Alternativen zum «Great Reset»
„Was es braucht, ist eine Neugestaltung nach dem Mass des Menschen“.
Zeit Fragen: Wir haben uns heute vorgenommen, vor allem über Alternativen zum «Great Reset» zu sprechen, im Grundsatz und auch ganz konkret. Lassen Sie uns mit dem Grundsätzlichen beginnen.
In der Tat: Der «Great Reset» ist keine Perspektive, und allzu lange sollten wir uns auch nicht bei ihm aufhalten. Die Neugestaltung nach dem Mass des Menschen und des Ökosystems Erde braucht keinen «Great Reset», sie müsste vielmehr dezentralisieren, intelligent vernetzen und vor allem den Bürgern über die direkte Demokratie eine Stimme gegeben wird.
Zeit Fragen: „In der nun schon mehr als ein Jahr andauernden Corona-Krise werden wir erneut mit der Behauptung konfrontiert, diese Pandemie lasse für unsere künftige Ordnung von -Politik, Wirtschaft und Gesellschaft nur einen Weg zu. Klaus Schwab, Gründer und Direktor des Weltwirtschaftsforums WEF, hat versucht, diesen einen Weg festzulegen: in seinem gemeinsam mit Thierry Malleret geschriebenen Buch «Covid 19: The Great Reset», deutsch: «Covid 19: Der grosse Umbruch». Wie beurteilen Sie dieses vermeintlich alternativlose Konzept?
Heinrich Wohlmeyer: Klaus Schwab geht davon aus, dass die vierte industrielle Revolution dank der technischen Fortschritte in Biologie (insbesondere Genetik), IT (Big data und Digitalisierung bis hin zu Internet of Things [IoT], 3D-Drucken usw.), Physik (bis hin zur Nanotechnik), Verkehr (z. B. Einsatz von Drohnen im Dienstleistungsbereich) weltweit keinen traditionellen gesellschaftlichen Stein auf dem anderen lassen wird. Wir hätten ein Opportunitätsfenster (window of opportunity), das es zu nutzen gelte, um eine neue Gesellschaftsordnung aufzubauen. Dies erfordere eine technisch unterstützte Weltregierung (Global governance).
Schwabs Kritik am Nationalstaat ist nicht mehr als ein Vorurteil
Und wie sieht es bei der Gesellschaftsgerechtigkeit aus?
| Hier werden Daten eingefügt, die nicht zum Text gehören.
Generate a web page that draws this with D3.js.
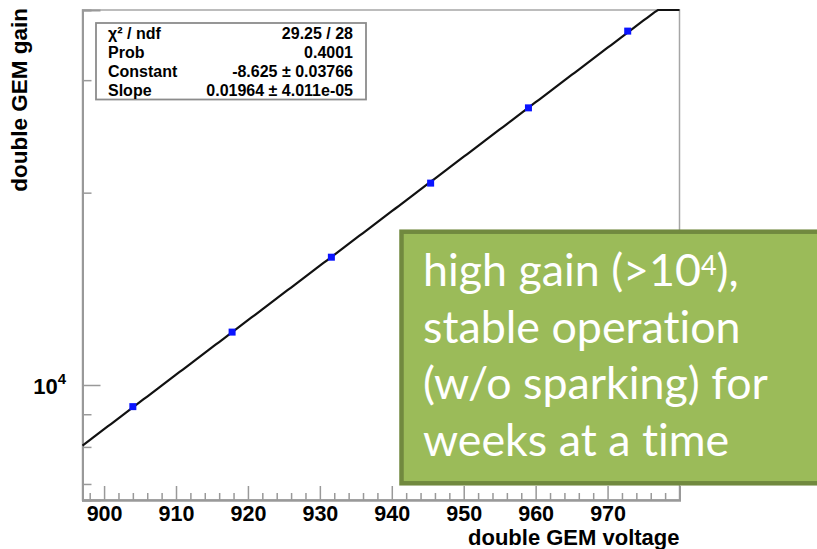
<!DOCTYPE html>
<html>
<head>
<meta charset="utf-8">
<script src="https://cdn.jsdelivr.net/npm/d3@7"></script>
<style>
  html, body { margin: 0; padding: 0; background: #fff; }
  svg { display: block; }
  .root-text { font-family: "Liberation Sans", Arial, Helvetica, sans-serif; font-weight: bold; fill: #000; }
</style>
</head>
<body>
<svg id="chart" width="817" height="549"></svg>
<script>
// Gain scan of a double GEM stack with an exponential fit
const voltage = [904.0, 917.8, 931.6, 945.4, 959.0, 972.8];
const gain    = [9250, 12100, 15850, 20700, 27150, 35800];

// Fit result: gain = exp(Constant + Slope * V)
const fitConstant = -8.625;
const fitSlope = 0.01964;

const xMajorTicks = [900, 910, 920, 930, 940, 950, 960, 970];
const yMinorTicks = [7000, 8000, 9000, 20000, 30000];
const yLabelledTick = 10000;

const statsLabels = ["χ² / ndf", "Prob", "Constant", "Slope"];
const statsValues = ["29.25 / 28", "0.4001", "-8.625 ± 0.03766", "0.01964 ± 4.011e-05"];

const noteLines = [
  [{t: "high gain (>10"}, {t: "4", sup: true}, {t: "),"}],
  [{t: "stable operation"}],
  [{t: "(w/o sparking) for"}],
  [{t: "weeks at a time"}]
];

const svg = d3.select("#chart");
const frame = {left: 82.5, right: 679.5, top: 10, bottom: 500};

const x = d3.scaleLinear().domain([897, 980]).range([frame.left, frame.right]);
const y = d3.scaleLog().domain([6607, 38630]).range([frame.bottom, frame.top]).clamp(true);

// frame
svg.append("rect")
  .attr("x", frame.left).attr("y", frame.top)
  .attr("width", frame.right - frame.left).attr("height", frame.bottom - frame.top)
  .attr("fill", "none").attr("stroke", "#a6a6a6").attr("stroke-width", 1.5);

// x axis: major ticks, minor ticks every 2 V
const xMinor = d3.range(898, 981, 2).filter(v => v % 10 !== 0);
const gxMinor = svg.append("g").attr("transform", `translate(0,${frame.bottom})`)
  .call(d3.axisBottom(x).tickValues(xMinor).tickSize(-7).tickFormat(""));
const gx = svg.append("g").attr("transform", `translate(0,${frame.bottom})`)
  .call(d3.axisBottom(x).tickValues(xMajorTicks).tickSize(-14).tickFormat(d3.format("d")));
[gx, gxMinor].forEach(g => {
  g.select(".domain").attr("stroke", "#999").attr("stroke-width", 2);
  g.selectAll(".tick line").attr("stroke", "#999").attr("stroke-width", 1.5);
});
gx.selectAll(".tick text")
  .attr("class", "root-text").attr("y", 20.5).attr("dy", 0)
  .style("font-size", "21.5px");

// y axis (log)
const gyMinor = svg.append("g").attr("transform", `translate(${frame.left},0)`)
  .call(d3.axisLeft(y).tickValues(yMinorTicks).tickSize(-9).tickFormat(""));
const gy = svg.append("g").attr("transform", `translate(${frame.left},0)`)
  .call(d3.axisLeft(y).tickValues([yLabelledTick]).tickSize(-18).tickFormat(""));
[gy, gyMinor].forEach(g => {
  g.select(".domain").attr("stroke", "#999").attr("stroke-width", 2);
  g.selectAll(".tick line").attr("stroke", "#999").attr("stroke-width", 1.5);
});
const yl = svg.append("text").attr("class", "root-text")
  .attr("x", 66).attr("y", y(yLabelledTick) + 9)
  .attr("text-anchor", "end").style("font-size", "22px");
yl.append("tspan").text("10");
yl.append("tspan").text("4").attr("dy", -10).style("font-size", "15px");

// axis titles
svg.append("text").attr("class", "root-text")
  .attr("x", frame.right).attr("y", 544.5).attr("text-anchor", "end")
  .style("font-size", "22px").text("double GEM voltage");
svg.append("text").attr("class", "root-text")
  .attr("transform", "translate(27,8) rotate(-90)").attr("text-anchor", "end")
  .style("font-size", "22.5px").text("double GEM gain");

// fit curve, clipped to the top of the frame by the clamped scale
const fitV = d3.range(897, 980.01, 0.5);
svg.append("path")
  .datum(fitV)
  .attr("fill", "none").attr("stroke", "#111").attr("stroke-width", 2.2)
  .attr("d", d3.line().x(v => x(v)).y(v => y(Math.exp(fitConstant + fitSlope * v))));

// data points
svg.append("g").selectAll("rect")
  .data(voltage.map((v, i) => ({v, g: gain[i]})))
  .join("rect")
  .attr("x", d => x(d.v) - 3.5).attr("y", d => y(d.g) - 3.5)
  .attr("width", 7).attr("height", 7)
  .attr("fill", "#0a14ff");

// stats box
const stats = svg.append("g");
stats.append("rect")
  .attr("x", 96).attr("y", 23).attr("width", 270).attr("height", 76.5)
  .attr("fill", "#fff").attr("stroke", "#8c8c8c").attr("stroke-width", 1.8);
statsLabels.forEach((lab, i) => {
  stats.append("text").attr("class", "root-text")
    .attr("x", 108).attr("y", 38.5 + i * 19.3).style("font-size", "16px").text(lab);
  stats.append("text").attr("class", "root-text")
    .attr("x", 353).attr("y", 38.5 + i * 19.3).attr("text-anchor", "end")
    .style("font-size", "16px").text(statsValues[i]);
});

// highlighted note box
const note = svg.append("g");
note.append("rect")
  .attr("x", 401.5).attr("y", 231.7).attr("width", 520).attr("height", 251.6)
  .attr("fill", "#9bbb59").attr("stroke", "#71893f").attr("stroke-width", 4.5);
const baseSize = 44;
const noteTexts = noteLines.map((parts, i) => {
  const t = note.append("text")
    .attr("x", 423).attr("y", 286 + i * 56.5)
    .style("font-family", "Lato, 'Open Sans', sans-serif")
    .style("font-variant-ligatures", "none")
    .style("font-size", baseSize + "px").attr("fill", "#fff");
  parts.forEach(p => {
    if (p.sup) {
      t.append("tspan").text(p.t).attr("dy", "-0.42em").style("font-size", "0.6em");
    } else {
      const s = t.append("tspan").text(p.t);
      if (t.selectAll("tspan").size() > 1) s.attr("dy", "0.252em");
    }
  });
  return t;
});
// size the note font so its widest line spans the box interior
const widest = d3.max(noteTexts, t => t.node().getComputedTextLength());
const fitted = baseSize * 345 / widest;
noteTexts.forEach(t => t.style("font-size", fitted + "px"));
</script>
</body>
</html>
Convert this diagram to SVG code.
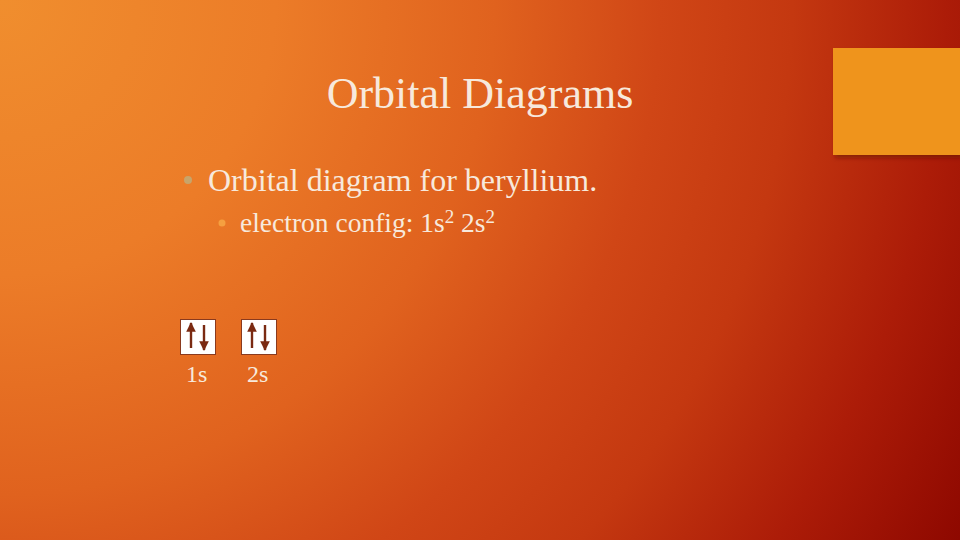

Schwab ist überzeugt, so in seiner Rede beim Chicago Council of Global Affairs im Juni 2019: «Die vierte industrielle Revolution wird im Rahmen des ‹Great Reset› zu einer Verschmelzung unserer physischen, digitalen und biologischen Identität führen.» «Zusammenführung von Kapitalismus und Sozialismus, um ein produktives und integratives Wirtschafts- und Sozialmodell zu schaffen.» Diese Überzeugung durchpulst das ganze Buch «The Great Reset». Wenn auf Seite 107 seines Buches das «Trilemma» Globalisierung, Demokratie und Nationalstaat behauptet wird, in dem nur zwei aus der Sicht der Weltwohlfahrt vereinbar seien, nämlich Globalisierung und Demokratie, dann ist dies eindeutig ein technokratisches Fehlurteil. Die Nationalstaaten sind Wiege der Demokratien und können über das Völkerrecht sinnvoll zusammenwirken.
Eine anonymisierende globale Gleichschaltung
Können Sie dies genauer erläutern, zum Beispiel bezüglich des Kriteriums der Menschengerechtigkeit?
Da wir auf das Leben und Wirken in überschaubaren Gruppen ausgelegt sind, führt eine anonymisierende globale Gleichschaltung, in der der Mensch nur eine Nummer im Globalkollekiv ist, nicht nur zur Verminderung des individuellen Glücks, sondern auch zur Zunahme psychischer Erkrankungen, die wieder zusätzlich das Immunsystem schwächen.
Klaus Schwab favorisiert in seinem Konzept den Ausbau alles technisch Möglichen. Viele dieser Vorstellungen basieren auf einem Machbarkeitswahn, der die irdische Realität und das Wesen Mensch grundlegend verkennt und der daher alles andere als menschengerecht ist.